## DIRECTION
Return the lines that follow, exactly as they appear, from the first through the one containing "cscale = alt.Scale(domain=segments, range=colors)"; no pictures are to be included.
[Start DATA]
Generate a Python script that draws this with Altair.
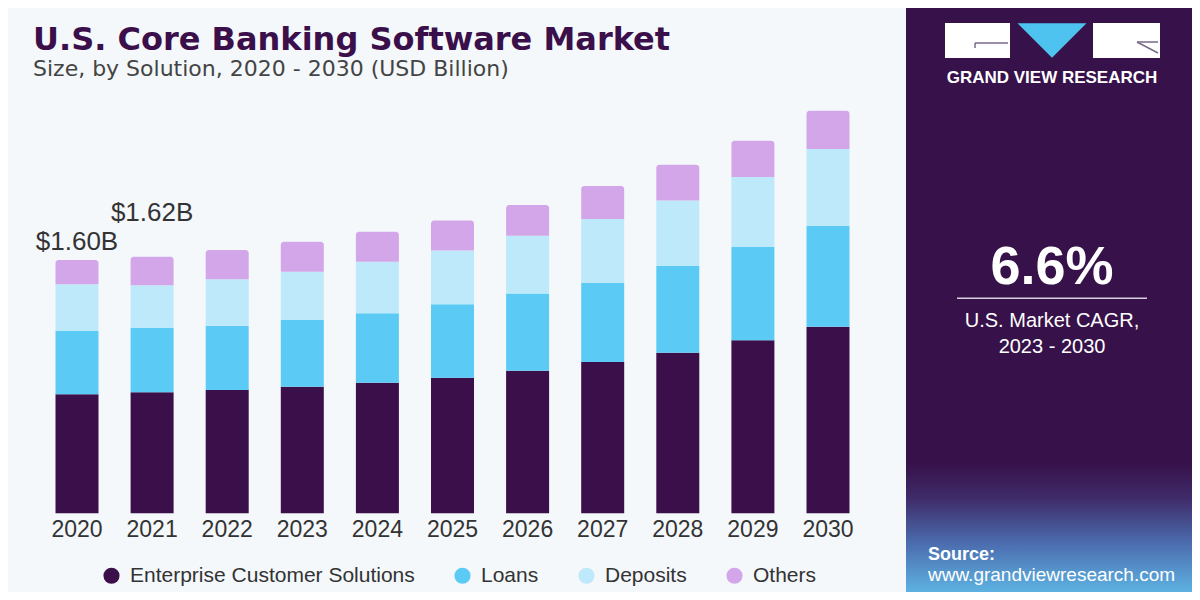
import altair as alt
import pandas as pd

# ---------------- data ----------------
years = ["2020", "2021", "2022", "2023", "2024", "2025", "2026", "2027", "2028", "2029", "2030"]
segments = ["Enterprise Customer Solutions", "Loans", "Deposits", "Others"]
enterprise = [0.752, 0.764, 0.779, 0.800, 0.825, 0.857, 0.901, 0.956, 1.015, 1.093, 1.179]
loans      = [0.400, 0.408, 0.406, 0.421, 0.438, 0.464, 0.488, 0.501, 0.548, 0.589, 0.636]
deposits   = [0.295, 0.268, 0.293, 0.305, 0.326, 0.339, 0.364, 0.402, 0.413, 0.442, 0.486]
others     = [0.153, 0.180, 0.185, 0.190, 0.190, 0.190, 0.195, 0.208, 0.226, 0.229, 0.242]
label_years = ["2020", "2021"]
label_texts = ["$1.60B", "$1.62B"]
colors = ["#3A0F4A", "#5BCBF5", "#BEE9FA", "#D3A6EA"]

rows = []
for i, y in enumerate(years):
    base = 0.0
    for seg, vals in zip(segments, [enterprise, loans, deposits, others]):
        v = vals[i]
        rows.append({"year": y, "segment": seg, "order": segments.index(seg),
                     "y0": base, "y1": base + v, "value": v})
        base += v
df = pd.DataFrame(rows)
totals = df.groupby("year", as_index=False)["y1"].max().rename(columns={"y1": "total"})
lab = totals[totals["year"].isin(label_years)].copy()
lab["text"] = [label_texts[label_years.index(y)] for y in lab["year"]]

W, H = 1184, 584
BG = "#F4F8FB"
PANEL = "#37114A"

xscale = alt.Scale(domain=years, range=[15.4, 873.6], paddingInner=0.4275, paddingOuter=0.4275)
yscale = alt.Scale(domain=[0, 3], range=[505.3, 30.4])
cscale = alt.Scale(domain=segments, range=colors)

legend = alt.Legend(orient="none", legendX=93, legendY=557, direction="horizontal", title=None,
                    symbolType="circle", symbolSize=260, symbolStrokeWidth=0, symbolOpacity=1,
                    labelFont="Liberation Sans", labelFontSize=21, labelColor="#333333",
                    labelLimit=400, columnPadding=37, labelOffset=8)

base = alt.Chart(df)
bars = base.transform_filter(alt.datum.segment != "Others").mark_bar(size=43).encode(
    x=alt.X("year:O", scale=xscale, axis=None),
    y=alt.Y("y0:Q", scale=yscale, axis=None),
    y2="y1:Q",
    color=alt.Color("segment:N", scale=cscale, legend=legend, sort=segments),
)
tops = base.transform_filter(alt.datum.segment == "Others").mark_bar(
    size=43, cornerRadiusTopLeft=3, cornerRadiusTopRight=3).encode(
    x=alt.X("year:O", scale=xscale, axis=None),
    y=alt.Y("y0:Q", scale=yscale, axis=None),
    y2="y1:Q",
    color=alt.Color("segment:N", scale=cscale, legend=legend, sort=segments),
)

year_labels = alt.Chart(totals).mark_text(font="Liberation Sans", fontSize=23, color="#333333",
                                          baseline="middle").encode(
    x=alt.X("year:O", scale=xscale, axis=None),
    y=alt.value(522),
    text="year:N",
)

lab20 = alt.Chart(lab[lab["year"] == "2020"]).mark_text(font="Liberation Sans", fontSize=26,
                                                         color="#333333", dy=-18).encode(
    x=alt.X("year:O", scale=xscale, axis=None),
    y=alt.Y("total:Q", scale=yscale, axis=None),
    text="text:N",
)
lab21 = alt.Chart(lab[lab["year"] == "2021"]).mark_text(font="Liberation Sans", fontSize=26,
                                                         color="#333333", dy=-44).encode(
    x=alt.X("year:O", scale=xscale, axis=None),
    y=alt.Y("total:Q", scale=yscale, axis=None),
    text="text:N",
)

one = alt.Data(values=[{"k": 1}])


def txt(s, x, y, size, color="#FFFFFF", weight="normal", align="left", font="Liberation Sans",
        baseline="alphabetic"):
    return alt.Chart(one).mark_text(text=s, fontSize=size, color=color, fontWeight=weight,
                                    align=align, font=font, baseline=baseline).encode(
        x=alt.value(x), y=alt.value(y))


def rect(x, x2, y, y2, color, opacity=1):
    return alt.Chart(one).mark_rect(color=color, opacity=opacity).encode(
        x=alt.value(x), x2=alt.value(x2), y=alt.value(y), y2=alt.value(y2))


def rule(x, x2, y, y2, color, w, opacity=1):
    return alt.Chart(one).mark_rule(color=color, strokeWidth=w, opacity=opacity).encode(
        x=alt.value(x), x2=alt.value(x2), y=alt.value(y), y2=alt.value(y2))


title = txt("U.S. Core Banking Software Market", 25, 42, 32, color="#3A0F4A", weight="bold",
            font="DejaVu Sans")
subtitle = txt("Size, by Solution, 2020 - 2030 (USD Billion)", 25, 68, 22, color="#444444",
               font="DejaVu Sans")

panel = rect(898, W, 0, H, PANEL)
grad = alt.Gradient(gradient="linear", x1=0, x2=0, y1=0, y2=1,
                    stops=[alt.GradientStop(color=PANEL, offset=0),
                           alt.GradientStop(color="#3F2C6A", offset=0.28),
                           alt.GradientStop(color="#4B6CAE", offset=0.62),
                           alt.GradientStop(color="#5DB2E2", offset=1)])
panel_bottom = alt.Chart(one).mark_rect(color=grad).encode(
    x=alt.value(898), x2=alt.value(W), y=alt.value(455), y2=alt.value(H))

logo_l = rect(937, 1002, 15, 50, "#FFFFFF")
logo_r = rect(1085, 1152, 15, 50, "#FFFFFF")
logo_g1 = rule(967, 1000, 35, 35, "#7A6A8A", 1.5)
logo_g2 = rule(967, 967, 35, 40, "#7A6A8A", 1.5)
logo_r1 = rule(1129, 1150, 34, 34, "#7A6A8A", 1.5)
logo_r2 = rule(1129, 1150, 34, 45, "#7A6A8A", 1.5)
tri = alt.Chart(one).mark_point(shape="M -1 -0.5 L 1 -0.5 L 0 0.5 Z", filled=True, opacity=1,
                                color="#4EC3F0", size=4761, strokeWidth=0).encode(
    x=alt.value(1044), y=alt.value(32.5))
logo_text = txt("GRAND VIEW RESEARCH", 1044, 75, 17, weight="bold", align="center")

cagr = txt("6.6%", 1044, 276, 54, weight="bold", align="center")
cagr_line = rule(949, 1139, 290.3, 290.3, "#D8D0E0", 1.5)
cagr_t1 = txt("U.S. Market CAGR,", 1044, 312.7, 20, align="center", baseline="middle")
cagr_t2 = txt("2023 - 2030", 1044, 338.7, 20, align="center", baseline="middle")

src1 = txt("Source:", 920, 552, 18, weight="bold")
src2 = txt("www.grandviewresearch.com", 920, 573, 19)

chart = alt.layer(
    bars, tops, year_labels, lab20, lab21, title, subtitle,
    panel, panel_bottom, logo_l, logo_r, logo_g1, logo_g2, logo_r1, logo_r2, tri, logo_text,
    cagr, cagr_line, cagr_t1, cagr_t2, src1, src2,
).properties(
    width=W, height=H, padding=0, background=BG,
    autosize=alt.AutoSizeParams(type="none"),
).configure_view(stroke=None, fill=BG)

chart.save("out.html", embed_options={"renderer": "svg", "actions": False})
[End DATA]
## THE COMPLETED TASK
Generate a Python script that draws this with Altair.
import altair as alt
import pandas as pd

# ---------------- data ----------------
years = ["2020", "2021", "2022", "2023", "2024", "2025", "2026", "2027", "2028", "2029", "2030"]
segments = ["Enterprise Customer Solutions", "Loans", "Deposits", "Others"]
enterprise = [0.752, 0.764, 0.779, 0.800, 0.825, 0.857, 0.901, 0.956, 1.015, 1.093, 1.179]
loans      = [0.400, 0.408, 0.406, 0.421, 0.438, 0.464, 0.488, 0.501, 0.548, 0.589, 0.636]
deposits   = [0.295, 0.268, 0.293, 0.305, 0.326, 0.339, 0.364, 0.402, 0.413, 0.442, 0.486]
others     = [0.153, 0.180, 0.185, 0.190, 0.190, 0.190, 0.195, 0.208, 0.226, 0.229, 0.242]
label_years = ["2020", "2021"]
label_texts = ["$1.60B", "$1.62B"]
colors = ["#3A0F4A", "#5BCBF5", "#BEE9FA", "#D3A6EA"]

rows = []
for i, y in enumerate(years):
    base = 0.0
    for seg, vals in zip(segments, [enterprise, loans, deposits, others]):
        v = vals[i]
        rows.append({"year": y, "segment": seg, "order": segments.index(seg),
                     "y0": base, "y1": base + v, "value": v})
        base += v
df = pd.DataFrame(rows)
totals = df.groupby("year", as_index=False)["y1"].max().rename(columns={"y1": "total"})
lab = totals[totals["year"].isin(label_years)].copy()
lab["text"] = [label_texts[label_years.index(y)] for y in lab["year"]]

W, H = 1184, 584
BG = "#F4F8FB"
PANEL = "#37114A"

xscale = alt.Scale(domain=years, range=[15.4, 873.6], paddingInner=0.4275, paddingOuter=0.4275)
yscale = alt.Scale(domain=[0, 3], range=[505.3, 30.4])
cscale = alt.Scale(domain=segments, range=colors)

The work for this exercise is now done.